Published: 02 April 2019
Researchers funded by the NIHR have shown that a simple blood test can accurately diagnose pre-eclampsia two days quicker than current techniques, reducing the risk of serious health problems in affected women.
In response to the trial, NHS England has announced that they would be making the test more widely available across the NHS.
Pre-eclampsia is a common condition that can cause complications in pregnant women, including damage to vital organs, and can be fatal for the woman and baby. Pre-eclampsia is suspected in around 10% of UK pregnancies, affecting approximately 80,000 women annually.
Previous research has shown that measuring the concentration of placental growth factor (PlGF) in a woman’s blood is effective at diagnosing pre-eclampsia, but this test has never been tried out in a real world setting.
The researchers, funded by NIHR Research for Patient Benefit, enrolled 1,035 women with suspected pre-eclampsia from 11 maternity units across the UK.

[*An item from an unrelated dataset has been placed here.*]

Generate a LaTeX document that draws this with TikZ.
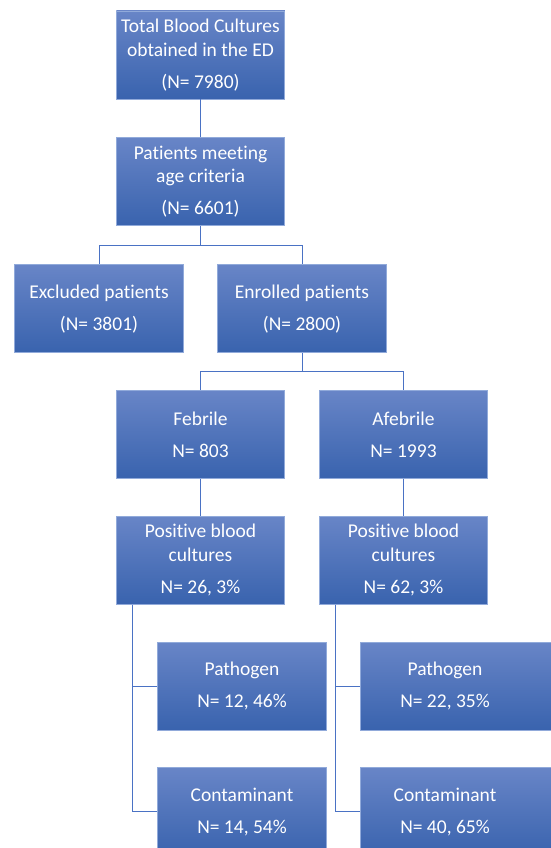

In the study, published in The Lancet, women were randomly assigned to two groups: one had their PlGF test results made available to their clinical team and the other did not.
When PIGF results were available to clinicians, the average time to diagnosis of pre-eclampsia was 1.9 days rather than 4.1 days. The risk serious complications before birth (such as eclampsia, stroke, cortical blindness and maternal death) was 4% instead of 5%.
The availability of PIGF results had no effect the likelihood of complications for the baby, the age at which babies were delivered prematurely or whether they were admitted to a neonatal unit.
Lead author Professor Lucy Chappell, NIHR Research Professor in Obstetrics at King’s College London, said: “For the last hundred years, we have diagnosed pre-eclampsia through measuring blood pressure and checking for protein in a woman’s urine. These are relatively imprecise and often quite subjective.
“We knew that monitoring PlGF was an accurate way to detect the condition but were unsure whether making this tool available to clinicians would lead to better care for women. Now we know that it does.”
NHS England has said that the test will be made more widely available across the NHS, as part of its plans to ensure as many patients as possible can benefit from world-class health innovations.
Professor Tony Young, national clinical lead for innovation at NHS England, said: "This innovative blood test, as set out in this new study, helps determine the risks of pre-eclampsia in pregnancy, enabling women to be directed to appropriate care or reduce unnecessary worry more quickly.
Sue Ziebland, Professor of Medical Sociology at the University of Oxford and Programme Director of NIHR Research for Patient Benefit, said: "We funded this research to provide a conclusive answer as to whether PGIF testing does help clinicians to detect pre-eclampsia, a pragmatic research question typical of those funded by the NIHR.
“We'll be working with other national healthcare organisations to ensure the results of this study are taken up as soon as possible, so that thousands of women can get care more quickly and prevent the dangerous effects of this condition."